Côté canadien, les exportations d'aluminium ont explosé (+206%), suivies par celles des véhicules et pièces automobiles (+96%), des produits chimiques (+78%) et des hydrocarbures (+46%), cette fois-ci selon Ottawa. Les producteurs de boeuf canadiens n'ont en revanche pas du tout profité du contingent ouvert pour eux dans le CETA par les Européens. "Les quotas ne sont pas remplis parce que les Canadiens sont en train de mettre en place une filière de boeuf sans hormones (interdits dans l'UE) - mais toujours avec antibiotiques et souffrance animale", assure l'eurodéputé écologiste Yannick Jadot. Dans son viseur, les normes de productions canadiennes, jugées plus laxistes par les défenseurs de l'environnement, au sujet desquelles l'UE n'a pas son mot à dire.

Bruxelles peut vérifier que les produits qui entrent sur son sol respectent bien ses propres critères sanitaires (par exemple des limites sur les traces de pesticides), mais cela ne permet pas de savoir comment ils ont été produits (avec ou sans antibiotiques? avec ou sans farines animales?) "On a l'idée que les Canadiens sont des grands types sympas avec des chemises à carreaux, mais on ne voit pas les multinationales derrière", insiste M. Jadot, interrogé par l'AFP.

Saumon OGM

La Fondation pour la nature et l'homme (FNH, ex-Fondation Nicolas Hulot) dénonce elle un accord "nocif pour l'environnement et la capacité des États de réguler dans l'intérêt général". Elle souligne notamment que les producteurs canadiens sont autorisés à exporter des aliments produits avec des pesticides interdits en Europe (tant que le produit final respecte les normes) et s'inquiètent de la capacité des Européens à contrôler que le saumon canadien importé n'est pas un OGM. "Le Canada est l'un des pays les plus éloignés de nous sur le plan sanitaire", tranche même Samuel Léré, de la FNH, citant sa législation sur les OGM ou encore le gaz de schiste.
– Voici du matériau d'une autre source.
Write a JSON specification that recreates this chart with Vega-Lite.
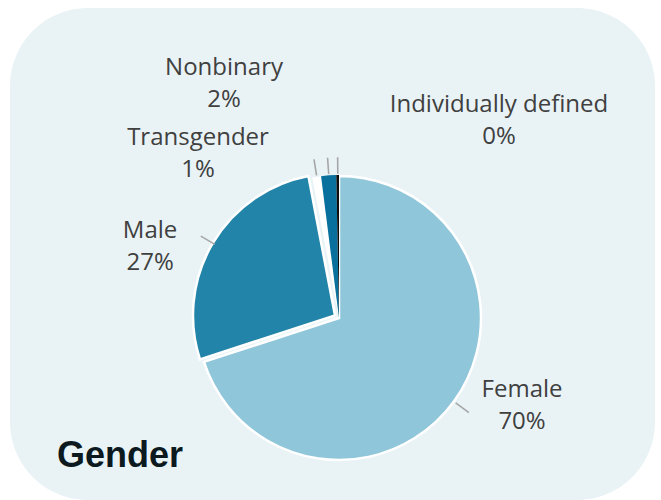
{
  "$schema": "https://vega.github.io/schema/vega-lite/v6.json",
  "width": 645,
  "height": 492,
  "autosize": {"type": "none"},
  "padding": {"left": 10, "top": 8, "right": 6, "bottom": 0},
  "background": "#ffffff",
  "view": {"fill": "#e9f3f6", "stroke": "#e9f3f6", "strokeWidth": 0, "cornerRadius": 78},
  "config": {
    "text": {"font": "Open Sans", "fontSize": 24, "lineHeight": 32, "lineBreak": "\n", "color": "#404040", "align": "center", "baseline": "alphabetic"}
  },
  "title": {
    "text": "Gender",
    "orient": "bottom",
    "anchor": "start",
    "frame": "group",
    "font": "Liberation Sans",
    "fontSize": 36,
    "fontWeight": "bold",
    "color": "#0c1a1f",
    "baseline": "alphabetic",
    "offset": 0,
    "dx": 47,
    "dy": -33
  },
  "data": {
    "values": [
      {"gender": "Female", "share": 70, "order": 1},
      {"gender": "Male", "share": 27, "order": 2},
      {"gender": "Transgender", "share": 1, "order": 3},
      {"gender": "Nonbinary", "share": 1.7, "order": 4},
      {"gender": "Individually defined", "share": 0.3, "order": 5}
    ]
  },
  "transform": [
    {"stack": "share", "groupby": [], "sort": [{"field": "order", "order": "ascending"}], "as": ["s0", "s1"]},
    {"calculate": "(datum.s0 + datum.s1) / 2", "as": "mid"},
    {"calculate": "(datum.s0 + datum.s1) / 2 + 0.03", "as": "mid2"},
    {"calculate": "datum.gender + '\\n' + format(datum.share, '.0f') + '%'", "as": "label"}
  ],
  "layer": [
    {
      "transform": [{"filter": "datum.gender === 'Female'"}],
      "mark": {"type": "arc", "x": 329, "y": 310, "outerRadius": 142, "stroke": "#ffffff", "strokeWidth": 2.5},
      "encoding": {
        "theta": {"field": "s0", "type": "quantitative", "scale": {"domain": [0, 100]}},
        "theta2": {"field": "s1"},
        "color": {"field": "gender", "type": "nominal", "legend": null,
          "scale": {"domain": ["Female", "Male", "Transgender", "Nonbinary", "Individually defined"],
                    "range": ["#8fc6d9", "#2184a8", "#ffffff", "#096f9c", "#0d0d0d"]}}
      }
    },
    {
      "transform": [{"filter": "datum.gender === 'Male'"}],
      "mark": {"type": "arc", "x": 325, "y": 307.5, "outerRadius": 142, "stroke": "#ffffff", "strokeWidth": 2.5},
      "encoding": {
        "theta": {"field": "s0", "type": "quantitative", "scale": {"domain": [0, 100]}},
        "theta2": {"field": "s1"},
        "color": {"field": "gender", "type": "nominal", "legend": null}
      }
    },
    {
      "transform": [{"filter": "datum.gender !== 'Female' && datum.gender !== 'Male'"}],
      "mark": {"type": "arc", "x": 329, "y": 310, "outerRadius": 143},
      "encoding": {
        "theta": {"field": "s0", "type": "quantitative", "scale": {"domain": [0, 100]}},
        "theta2": {"field": "s1"},
        "color": {"field": "gender", "type": "nominal", "legend": null}
      }
    },
    {
      "mark": {"type": "arc", "x": 329, "y": 310, "filled": false, "stroke": "#a6a6a6", "strokeWidth": 1.3, "outerRadius": 160, "innerRadius": 145},
      "encoding": {
        "theta": {"field": "mid", "type": "quantitative", "scale": {"domain": [0, 100]}},
        "theta2": {"field": "mid2"}
      }
    },
    {
      "transform": [{"filter": "datum.gender === 'Female'"}],
      "mark": {"type": "text", "x": 329, "y": 310, "radius": 170, "dx": 45.5, "dy": -21},
      "encoding": {"theta": {"field": "mid", "type": "quantitative", "scale": {"domain": [0, 100]}}, "text": {"field": "label"}}
    },
    {
      "transform": [{"filter": "datum.gender === 'Male'"}],
      "mark": {"type": "text", "x": 329, "y": 310, "radius": 170, "dx": -42.6, "dy": 6.5},
      "encoding": {"theta": {"field": "mid", "type": "quantitative", "scale": {"domain": [0, 100]}}, "text": {"field": "label"}}
    },
    {
      "transform": [{"filter": "datum.gender === 'Transgender'"}],
      "mark": {"type": "text", "x": 329, "y": 310, "radius": 170, "dx": -114.4, "dy": -5},
      "encoding": {"theta": {"field": "mid", "type": "quantitative", "scale": {"domain": [0, 100]}}, "text": {"field": "label"}}
    },
    {
      "transform": [{"filter": "datum.gender === 'Nonbinary'"}],
      "mark": {"type": "text", "x": 329, "y": 310, "radius": 170, "dx": -102.7, "dy": -73.4},
      "encoding": {"theta": {"field": "mid", "type": "quantitative", "scale": {"domain": [0, 100]}}, "text": {"field": "label"}}
    },
    {
      "transform": [{"filter": "datum.gender === 'Individually defined'"}],
      "mark": {"type": "text", "x": 329, "y": 310, "radius": 170, "dx": 161.6, "dy": -36},
      "encoding": {"theta": {"field": "mid", "type": "quantitative", "scale": {"domain": [0, 100]}}, "text": {"field": "label"}}
    }
  ]
}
L'application provisoire du CETA ne deviendra définitive qu'une fois que le texte aura été approuvé par l'ensemble des parlements nationaux des Etats membres, ce qui n'a pour l'instant été fait que dans onze pays. Les autres, notamment la France et l'Allemagne, ont remis à plus tard ce débat qui divise largement l'opinion. En 2016, la conclusion du texte avait été retardée par le seul parlement de la région belge francophone de Wallonie, engendrant une mini-crise diplomatique avec Ottawa.

Il suffirait aujourd'hui qu'un seul pays le rejette pour y mettre un terme. Les regards sont tournés vers l'Italie, dont le gouvernement populiste a exprimé son opposition à plusieurs reprises. Mais Rome a depuis laissé entendre qu'il n'y avait pas urgence à soumettre le CETA à son Parlement.